The new laws include proposals “aimed at reducing exposure to gas and oil pollution in communities of color, expanding clean energy jobs and accelerating the state’s timeline for getting most of its electricity from renewable energy sources,” reports the Associated Press.
Under the new bills, California also will be required to reach carbon neutrality by 2045 — meaning the state will remove as much carbon from the atmosphere as it emits.
This is just the latest step in California’s aggressive strategy to move away from traditional energy sources. In August, the state announced that it would ban the sale of new gasoline cars beginning in 2035.
“This month has been a wake-up call for all of us that later is too late to act on climate change. California isn’t waiting any more,” Newsom said in a press release. “Together with the Legislature, California is taking the most aggressive action on climate our nation has ever seen. We’re cleaning the air we breathe, holding the big polluters accountable, and ushering in a new era for clean energy. That’s climate action done the California Way – and we’re not only doubling down, we’re just getting started.”
The press release also claims that the new measures raise the bar for governments around the world.
“We could talk about the way the world should be and protest it, or we can actually make demonstrable progress — and we took the latter approach here,” Newsom said at a press conference. “As a consequence of doing so, there’s no other jurisdiction in the world — think about that — that’s doing what the state of California is doing,” the governor added.
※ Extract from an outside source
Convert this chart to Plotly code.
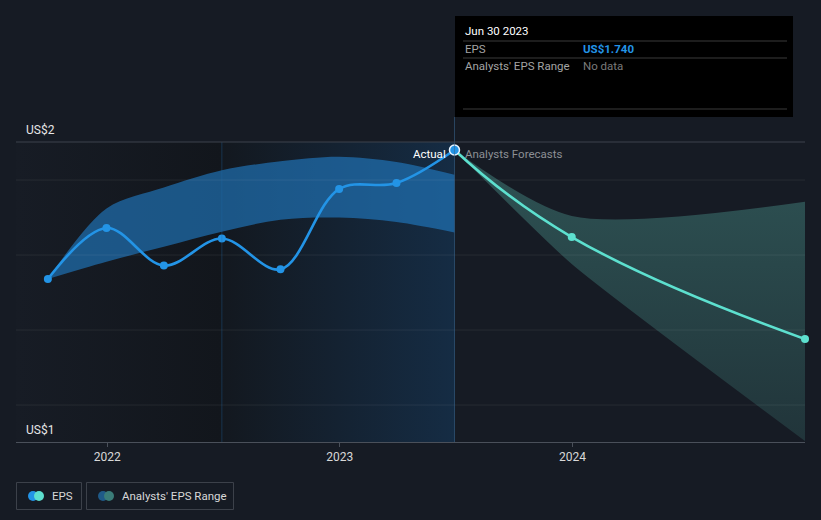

Newsom’s plan has received criticism from both the oil industry and environmentalists. Food and Water Watch California, a nonprofit aimed at addressing climate and water issues, opposed one aspect of the package that creates a system for carbon capture. Carbon capture technology removes carbon from the atmosphere to store underground. Critics of the technology say it’s “dangerous, unproven and a means for oil companies to keep emitting,” according to the AP.
“Carbon capture is a smokescreen for fossil fuel industry players to protect their bottom lines at the expense of our climate and communities,” Food and Water Watch California Director Chirag G. Bhakta said in a statement.
According to TheWrap, sources say that Newsom is “undeniably, unequivocally” planning to run for president in 2024 if President Biden chooses not to seek a second term.